= Stated problem =
Begin with the first line of the material and copy each line word for word through the line that contains "const aYLabels = ['.0', '.2', '.4', '.6', '.8', '1.0', '1.2'];"; the pictures are left out.

━━━━━ Data provided ━━━━━

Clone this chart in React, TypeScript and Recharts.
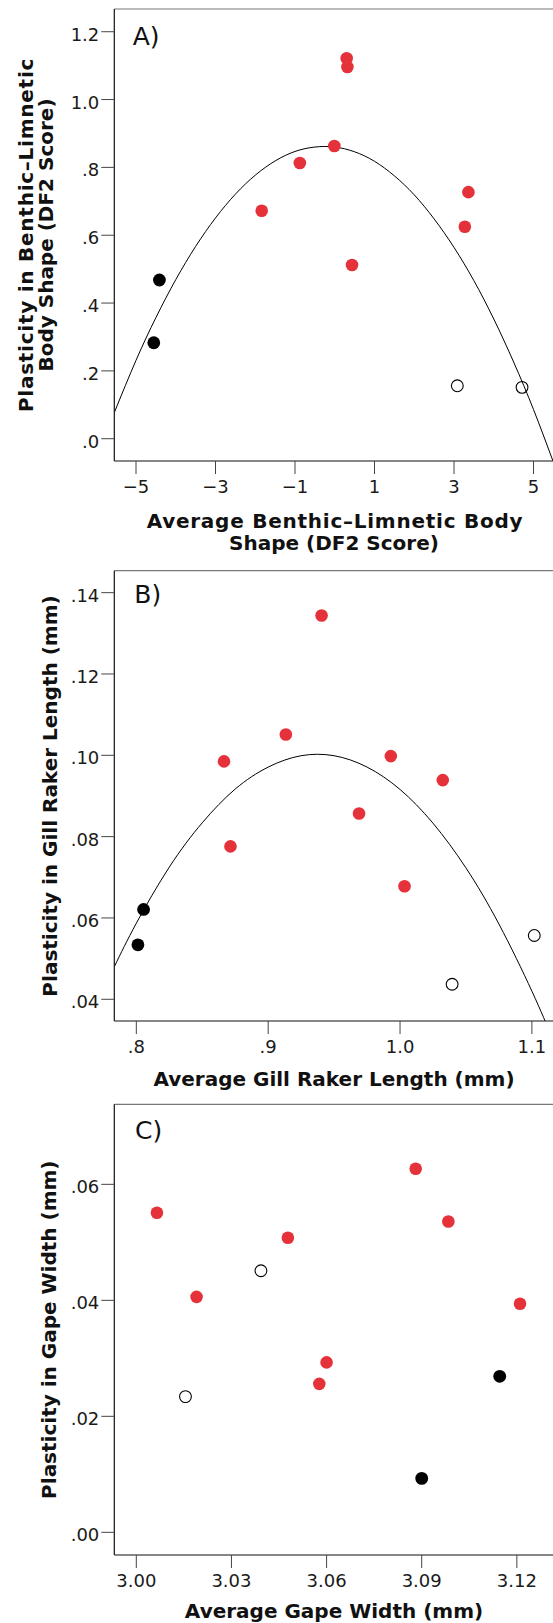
import React from 'react';
import { ComposedChart, Scatter, Line, XAxis, YAxis, ReferenceLine } from 'recharts';

const RED = '#e5323a';
const FONT = '"DejaVu Sans", Verdana, sans-serif';

type Pt = { x: number; y: number };

// ---------- Panel A ----------
const aRed: Pt[] = [
  { x: 0.3, y: 1.122 }, { x: 0.318, y: 1.096 }, { x: -0.011, y: 0.863 }, { x: -0.879, y: 0.813 },
  { x: -1.838, y: 0.672 }, { x: 0.434, y: 0.512 }, { x: 3.362, y: 0.727 }, { x: 3.272, y: 0.625 },
];
const aBlack: Pt[] = [{ x: -4.411, y: 0.468 }, { x: -4.553, y: 0.283 }];
const aOpen: Pt[] = [{ x: 3.083, y: 0.156 }, { x: 4.711, y: 0.1515 }];
const aCurve: Pt[] = [
  { x: -5.546, y: 0.077 }, { x: -5.0, y: 0.231 }, { x: -4.5, y: 0.357 }, { x: -4.0, y: 0.469 },
  { x: -3.5, y: 0.567 }, { x: -3.0, y: 0.651 }, { x: -2.5, y: 0.721 }, { x: -2.0, y: 0.777 },
  { x: -1.5, y: 0.819 }, { x: -1.0, y: 0.847 }, { x: -0.5, y: 0.86 }, { x: 0.0, y: 0.86 },
  { x: 0.5, y: 0.846 }, { x: 1.0, y: 0.818 }, { x: 1.5, y: 0.775 }, { x: 2.0, y: 0.719 },
  { x: 2.5, y: 0.648 }, { x: 3.0, y: 0.564 }, { x: 3.5, y: 0.466 }, { x: 4.0, y: 0.353 },
  { x: 4.5, y: 0.226 }, { x: 5.0, y: 0.086 }, { x: 5.49, y: -0.066 },
];
const aXTicks = [-5, -3, -1, 1, 3, 5];
const aXLabels = ['\u22125', '\u22123', '\u22121', '1', '3', '5'];
const aYTicks = [0, 0.2, 0.4, 0.6, 0.8, 1.0, 1.2];
const aYLabels = ['.0', '.2', '.4', '.6', '.8', '1.0', '1.2'];

// ---------- Panel B ----------
const bRed: Pt[] = [
  { x: 0.9405, y: 0.1344 }, { x: 0.9134, y: 0.1051 }, { x: 0.8665, y: 0.0985 }, { x: 0.8714, y: 0.0776 },
  { x: 0.993, y: 0.0998 }, { x: 1.0324, y: 0.0939 }, { x: 0.9689, y: 0.0857 }, { x: 1.0034, y: 0.0678 },
];
const bBlack: Pt[] = [{ x: 0.8055, y: 0.0621 }, { x: 0.8012, y: 0.0534 }];
const bOpen: Pt[] = [{ x: 1.0395, y: 0.0437 }, { x: 1.1018, y: 0.0557 }];
const bCurve: Pt[] = [
  { x: 0.7833, y: 0.048 }, { x: 0.8, y: 0.0587 }, { x: 0.825, y: 0.0725 }, { x: 0.85, y: 0.0834 },
  { x: 0.875, y: 0.0917 }, { x: 0.9, y: 0.0971 }, { x: 0.925, y: 0.0999 }, { x: 0.95, y: 0.0999 },
  { x: 0.975, y: 0.0971 }, { x: 1.0, y: 0.0916 }, { x: 1.025, y: 0.0833 }, { x: 1.05, y: 0.0723 },
  { x: 1.075, y: 0.0585 }, { x: 1.1, y: 0.042 }, { x: 1.116, y: 0.03 },
];
const bXTicks = [0.8, 0.9, 1.0, 1.1];
const bXLabels = ['.8', '.9', '1.0', '1.1'];
const bYTicks = [0.04, 0.06, 0.08, 0.1, 0.12, 0.14];
const bYLabels = ['.04', '.06', '.08', '.10', '.12', '.14'];

// ---------- Panel C ----------
const cRed: Pt[] = [
  { x: 3.0065, y: 0.0551 }, { x: 3.019, y: 0.0406 }, { x: 3.0478, y: 0.0508 }, { x: 3.06, y: 0.0293 },
  { x: 3.0577, y: 0.0256 }, { x: 3.0881, y: 0.0627 }, { x: 3.0984, y: 0.0536 }, { x: 3.121, y: 0.0394 },
];
const cBlack: Pt[] = [{ x: 3.1146, y: 0.0269 }, { x: 3.09, y: 0.0093 }];
const cOpen: Pt[] = [{ x: 3.0393, y: 0.0451 }, { x: 3.0155, y: 0.0234 }];
const cXTicks = [3.0, 3.03, 3.06, 3.09, 3.12];
const cXLabels = ['3.00', '3.03', '3.06', '3.09', '3.12'];
const cYTicks = [0, 0.02, 0.04, 0.06];
const cYLabels = ['.00', '.02', '.04', '.06'];

const findLabel = (ticks: number[], labels: string[], v: number) => {
  const i = ticks.findIndex((t) => Math.abs(t - v) < 1e-9);
  return i >= 0 ? labels[i] : String(v);
};

const RedDot = (p: any) => <circle cx={p.cx} cy={p.cy} r={6.3} fill={RED} />;
const BlackDot = (p: any) => <circle cx={p.cx} cy={p.cy} r={6.4} fill="#000" />;
const OpenDot = (p: any) => (
  <circle cx={p.cx} cy={p.cy} r={5.9} fill="none" stroke="#000" strokeWidth={1.1} />
);

interface PanelProps {
  top: number;
  height: number;
  marginTop: number;
  xAxisHeight: number;
  xDomain: [number, number];
  yDomain: [number, number];
  xTicks: number[];
  xLabels: string[];
  yTicks: number[];
  yLabels: string[];
  red: Pt[];
  black: Pt[];
  open: Pt[];
  curve?: Pt[];
}

function Panel(props: PanelProps) {
  const { top, height, marginTop, xAxisHeight, xDomain, yDomain, xTicks, xLabels, yTicks, yLabels } = props;
  const xTick = (t: any) => (
    <text x={t.x} y={t.y} dy={13.3} textAnchor="middle" fontSize={18} fontFamily={FONT} fill="#1a1a1a">
      {findLabel(xTicks, xLabels, t.payload.value)}
    </text>
  );
  const yTick = (t: any) => (
    <text x={t.x} y={t.y} dy={9} textAnchor="end" fontSize={18} fontFamily={FONT} fill="#1a1a1a">
      {findLabel(yTicks, yLabels, t.payload.value)}
    </text>
  );
  return (
    <div style={{ position: 'absolute', left: 0, top }}>
      <ComposedChart width={553} height={height} margin={{ top: marginTop, right: 0, bottom: 0, left: 0 }}>
        <XAxis
          type="number"
          dataKey="x"
          domain={xDomain}
          allowDataOverflow
          ticks={xTicks}
          interval={0}
          height={xAxisHeight}
          tickSize={13}
          tickMargin={6}
          axisLine={{ stroke: '#111', strokeWidth: 1.2 }}
          tickLine={{ stroke: '#444' }}
          tick={xTick}
        />
        <YAxis
          type="number"
          dataKey="y"
          domain={yDomain}
          allowDataOverflow
          ticks={yTicks}
          interval={0}
          width={114.3}
          tickSize={13}
          tickMargin={2}
          axisLine={{ stroke: '#111', strokeWidth: 1.2 }}
          tickLine={{ stroke: '#444' }}
          tick={yTick}
        />
        <ReferenceLine y={yDomain[1]} stroke="#777" strokeWidth={1.2} ifOverflow="visible" />
        {props.curve ? (
          <Line
            data={props.curve}
            dataKey="y"
            type="natural"
            stroke="#000"
            strokeWidth={1}
            dot={false}
            activeDot={false}
            isAnimationActive={false}
          />
        ) : null}
        <Scatter data={props.red} dataKey="y" shape={RedDot} isAnimationActive={false} />
        <Scatter data={props.black} dataKey="y" shape={BlackDot} isAnimationActive={false} />
        <Scatter data={props.open} dataKey="y" shape={OpenDot} isAnimationActive={false} />
      </ComposedChart>
    </div>
  );
}

const titleStyle = { fontFamily: FONT, fontWeight: 700, fontSize: 20, fill: '#111' } as const;
const wideTitleStyle = { ...titleStyle, letterSpacing: 0.75 } as const;
const panelLabelStyle = { fontFamily: FONT, fontWeight: 400, fontSize: 25, fill: '#111' } as const;

function YTitle({ x, y, text, wide }: { x: number; y: number; text: string; wide?: boolean }) {
  return (
    <text
      x={x}
      y={y}
      transform={`rotate(-90 ${x} ${y})`}
      textAnchor="middle"
      style={wide ? wideTitleStyle : titleStyle}
    >
      {text}
    </text>
  );
}

export default function App() {
  return (
    <div style={{ position: 'absolute', left: 0, top: 0, width: 553, height: 1623, background: '#fff' }}>
      <Panel
        top={0}
        height={520}
        marginTop={9}
        xAxisHeight={59}
        xDomain={[-5.546, 5.49]}
        yDomain={[-0.0657, 1.267]}
        xTicks={aXTicks}
        xLabels={aXLabels}
        yTicks={aYTicks}
        yLabels={aYLabels}
        red={aRed}
        black={aBlack}
        open={aOpen}
        curve={aCurve}
      />
      <Panel
        top={540}
        height={540}
        marginTop={30.7}
        xAxisHeight={59}
        xDomain={[0.7833, 1.116]}
        yDomain={[0.03466, 0.1454]}
        xTicks={bXTicks}
        xLabels={bXLabels}
        yTicks={bYTicks}
        yLabels={bYLabels}
        red={bRed}
        black={bBlack}
        open={bOpen}
        curve={bCurve}
      />
      <Panel
        top={1090}
        height={520}
        marginTop={14.3}
        xAxisHeight={55}
        xDomain={[2.99306, 3.1314]}
        yDomain={[-0.00391, 0.0738]}
        xTicks={cXTicks}
        xLabels={cXLabels}
        yTicks={cYTicks}
        yLabels={cYLabels}
        red={cRed}
        black={cBlack}
        open={cOpen}
      />
      <svg
        width={553}
        height={1623}
        style={{ position: 'absolute', left: 0, top: 0, pointerEvents: 'none' }}
      >
        <YTitle x={33.3} y={235} text="Plasticity in Benthic–Limnetic" wide />
        <YTitle x={53.3} y={235} text="Body Shape (DF2 Score)" />
        <text x={335} y={527.7} textAnchor="middle" style={wideTitleStyle}>Average Benthic–Limnetic Body</text>
        <text x={334} y={549.5} textAnchor="middle" style={titleStyle}>Shape (DF2 Score)</text>
        <text x={132.7} y={45} style={panelLabelStyle}>A)</text>

        <YTitle x={56.5} y={796} text="Plasticity in Gill Raker Length (mm)" />
        <text x={334} y={1085.7} textAnchor="middle" style={titleStyle}>Average Gill Raker Length (mm)</text>
        <text x={134.3} y={603.3} style={panelLabelStyle}>B)</text>

        <YTitle x={56.5} y={1329.7} text="Plasticity in Gape Width (mm)" />
        <text x={334} y={1618} textAnchor="middle" style={titleStyle}>Average Gape Width (mm)</text>
        <text x={135} y={1139} style={panelLabelStyle}>C)</text>
      </svg>
    </div>
  );
}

━━━━━

= Exercise answer =
Clone this chart in React, TypeScript and Recharts.
import React from 'react';
import { ComposedChart, Scatter, Line, XAxis, YAxis, ReferenceLine } from 'recharts';

const RED = '#e5323a';
const FONT = '"DejaVu Sans", Verdana, sans-serif';

type Pt = { x: number; y: number };

// ---------- Panel A ----------
const aRed: Pt[] = [
  { x: 0.3, y: 1.122 }, { x: 0.318, y: 1.096 }, { x: -0.011, y: 0.863 }, { x: -0.879, y: 0.813 },
  { x: -1.838, y: 0.672 }, { x: 0.434, y: 0.512 }, { x: 3.362, y: 0.727 }, { x: 3.272, y: 0.625 },
];
const aBlack: Pt[] = [{ x: -4.411, y: 0.468 }, { x: -4.553, y: 0.283 }];
const aOpen: Pt[] = [{ x: 3.083, y: 0.156 }, { x: 4.711, y: 0.1515 }];
const aCurve: Pt[] = [
  { x: -5.546, y: 0.077 }, { x: -5.0, y: 0.231 }, { x: -4.5, y: 0.357 }, { x: -4.0, y: 0.469 },
  { x: -3.5, y: 0.567 }, { x: -3.0, y: 0.651 }, { x: -2.5, y: 0.721 }, { x: -2.0, y: 0.777 },
  { x: -1.5, y: 0.819 }, { x: -1.0, y: 0.847 }, { x: -0.5, y: 0.86 }, { x: 0.0, y: 0.86 },
  { x: 0.5, y: 0.846 }, { x: 1.0, y: 0.818 }, { x: 1.5, y: 0.775 }, { x: 2.0, y: 0.719 },
  { x: 2.5, y: 0.648 }, { x: 3.0, y: 0.564 }, { x: 3.5, y: 0.466 }, { x: 4.0, y: 0.353 },
  { x: 4.5, y: 0.226 }, { x: 5.0, y: 0.086 }, { x: 5.49, y: -0.066 },
];
const aXTicks = [-5, -3, -1, 1, 3, 5];
const aXLabels = ['\u22125', '\u22123', '\u22121', '1', '3', '5'];
const aYTicks = [0, 0.2, 0.4, 0.6, 0.8, 1.0, 1.2];
const aYLabels = ['.0', '.2', '.4', '.6', '.8', '1.0', '1.2'];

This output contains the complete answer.